EMMA JACOBS, BYLINE: Carmella Navarro is waiting beside a pair of bus shelters on the corner. While she waits, she does what she always seems to be doing, typing away on her phone.

And you're texting right now?


JACOBS: What are you doing?

NAVARRO: Texting friends, boyfriends, girlfriends, everybody.

JACOBS: Then her phone rings and she answers it.

NAVARRO: So, tell her - I knew she was home. I didn't (unintelligible) on Facebook. And I told (unintelligible)...

JACOBS: Navarro happens to be standing right outside the newly painted white lines running down the middle of this downtown block. The lines mark a space specifically for people texting while walking - otherwise known as distracted walkers. Navarro says she likes the idea of a lane just for texting.

NAVARRO: I will definitely use it. I definitely would, because it's better. So I would have protection, instead of being texting and get - you know what I mean?

JACOBS: Navarro is practically the inspiration for the new lane.
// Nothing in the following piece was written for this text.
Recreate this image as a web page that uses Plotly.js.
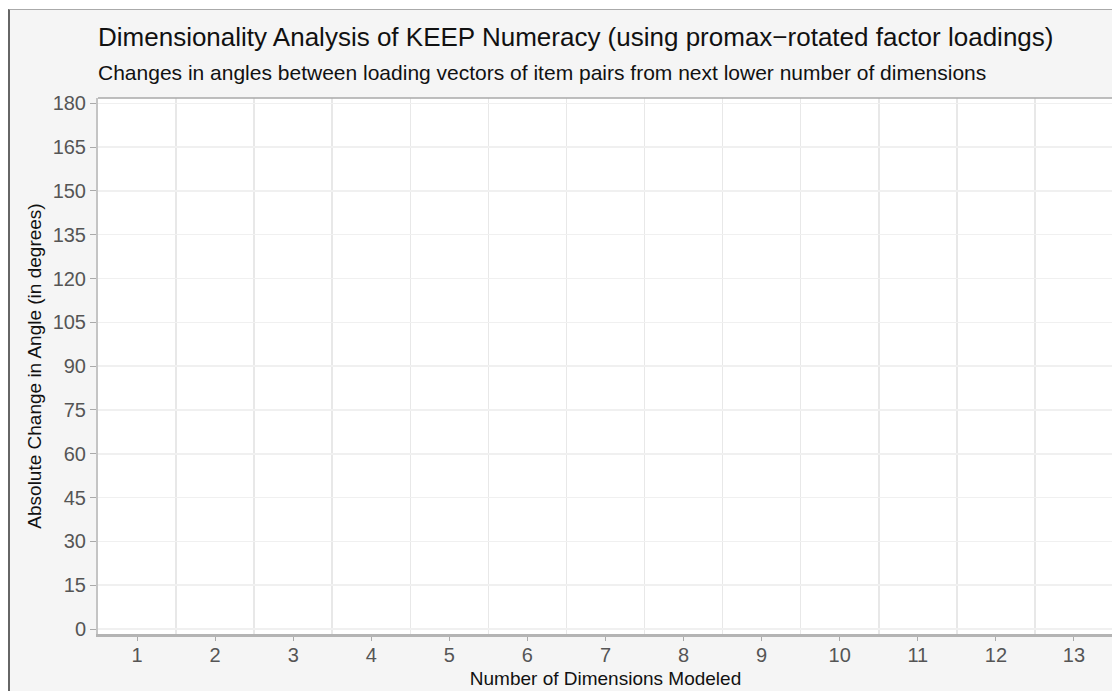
<!DOCTYPE html>
<html>
<head>
<meta charset="utf-8">
<script src="https://cdn.plot.ly/plotly-3.0.1.min.js"></script>
<style>
  html, body { margin: 0; padding: 0; background: #ffffff; overflow: hidden; }
  #frame {
    position: absolute; left: 8px; top: 9px;
    border-top: 1px solid #aaaaaa; border-left: 2px solid #666666;
    background: #f5f5f5;
  }
</style>
</head>
<body>
<div id="frame"><div id="chart"></div></div>
<script>
// number of dimensions modeled (x categories)
var dims = [1, 2, 3, 4, 5, 6, 7, 8, 9, 10, 11, 12, 13];
// absolute change in angle per dimension count -- nothing is plotted in the reference
var angleChange = [null, null, null, null, null, null, null, null, null, null, null, null, null];
var yTicks = [0, 15, 30, 45, 60, 75, 90, 105, 120, 135, 150, 165, 180];

var CHART = document.getElementById('chart');
var font = "'Liberation Sans', Arial, sans-serif";

var trace1 = {
  x: dims,
  y: angleChange,
  type: "scatter",
  mode: "markers",
  marker: {color: "#1f77b4", size: 6},
  showlegend: false,
  hoverinfo: "skip"
};

var layout = {
  width: 1123,
  height: 704,
  margin: {l: 88, r: 20, t: 88, b: 80},
  paper_bgcolor: "#f5f5f5",
  plot_bgcolor: "#ffffff",
  font: {family: font, color: "#222222"},
  title: {
    text: "Dimensionality Analysis of KEEP Numeracy (using promax\u2212rotated factor loadings)",
    font: {family: font, size: 26, color: "#111111"},
    x: 0, xref: "paper", xanchor: "left",
    y: 1 - 36 / 704, yref: "container", yanchor: "bottom",
    pad: {l: 0, t: 0, b: 0}
  },
  annotations: [{
    text: "Changes in angles between loading vectors of item pairs from next lower number of dimensions",
    xref: "paper", yref: "paper", x: 0, y: 1, xanchor: "left", yanchor: "bottom",
    yshift: 12, xshift: -2,
    showarrow: false,
    font: {family: font, size: 21, color: "#111111"}
  }],
  shapes: [{
    type: "line", xref: "paper", yref: "paper", x0: 0, x1: 1, y0: 1, y1: 1,
    line: {color: "#a8a8a8", width: 1.5}
  }],
  xaxis: {
    range: [0.5, 13.5],
    tickvals: dims,
    ticktext: dims.map(String),
    ticks: "outside", ticklen: 4, tickcolor: "#aaaaaa", tickwidth: 1,
    tickfont: {family: font, size: 20, color: "#555555"},
    ticklabelstandoff: -3,
    showgrid: false,
    minor: {tick0: 0.5, dtick: 1, showgrid: true, gridcolor: "#e8e8e8", gridwidth: 1.5, ticklen: 0},
    showline: true, linecolor: "#b4b4b4", linewidth: 2.5,
    zeroline: false,
    fixedrange: true,
    title: {text: "Number of Dimensions Modeled", font: {family: font, size: 19, color: "#111111"}, standoff: 7}
  },
  yaxis: {
    range: [-1.7, 181.8],
    tickvals: yTicks,
    ticks: "outside", ticklen: 6, tickcolor: "#aaaaaa", tickwidth: 1,
    tickfont: {family: font, size: 20, color: "#555555"},
    showgrid: true, gridcolor: "#f0f0f0", gridwidth: 1.5,
    showline: true, linecolor: "#c4c4c4", linewidth: 2,
    zeroline: false,
    fixedrange: true,
    title: {text: "Absolute Change in Angle (in degrees)", font: {family: font, size: 19, color: "#111111"}, standoff: 6}
  }
};

Plotly.newPlot(CHART, [trace1], layout, {displayModeBar: false, staticPlot: true});
</script>
</body>
</html>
The official launch of the so called e-lane took place under a yellow sign with a texting pedestrian icon.

RINA CUTLER: Good morning.


JACOBS: Philadelphia Mayor Michael Nutter was there to initiate the pilot project with a press conference.

NUTTER: So, this effort, the e-lane, a first in any major city in the country, once again reestablishing Philadelphia as a leader in the vanguard of public safety.

JACOBS: This line - which by the way is kind of an April Fools Joke - was the brainchild of Rina Cutler, deputy mayor for transportation and utilities. She said she was tired of seeing people texting and driving, texting and biking, and especially people texting and walking.

CUTLER: ...with their heads down, busy email, texting, and paying absolutely no attention when they cross the street. And I mean, they don't even lift up their heads to cross the street.

JACOBS: Cutler gives the lane an inaugural run using her BlackBerry, followed by Mayor Nutter who then directs the first phone wielding citizen to use the lane. She's a confused-looking woman with a cell phone and a stroller. Soon enough, another texting pedestrian comes along, unintentionally putting the lane to use.

MATT RELOADED: Texting on my phone completely obliviously to, you know, these markers that's down here now. Until it was explained to me, I had no idea this was a texting lane. That's so funny.

JACOBS: Matt Reloaded says he likes the pilot lane a lot, and wonders...

RELOADED: Are they going to put them all over the city?

JACOBS: When he learned it was actually an April Fools Day joke, he sighed and said he wasn't too disappointed. Philadelphia's distracted pedestrian lane will be up all week.

For NPR News, I'm Emma Jacobs in Philadelphia.

GREENE: In case you missed it, here's a roundup of some April Fools Day mischief on the Web. Google announced plans for their driverless cars to compete in NASCAR races. The company also unveiled a retro look for its maps with 8-bit graphics and '80s soundtrack that will probably make you nostalgic for the original Nintendo.

Sony, for its part, said it's rolling out a laptop that is the size of a quarter. And YouTube announced that you can now order every single YouTube video uploaded ever, now neatly collected in a DVD boxed set. And you can have the YouTube collection delivered right to your house by 175 trucks. April Fools.


GREENE: And you are listening to NPR News.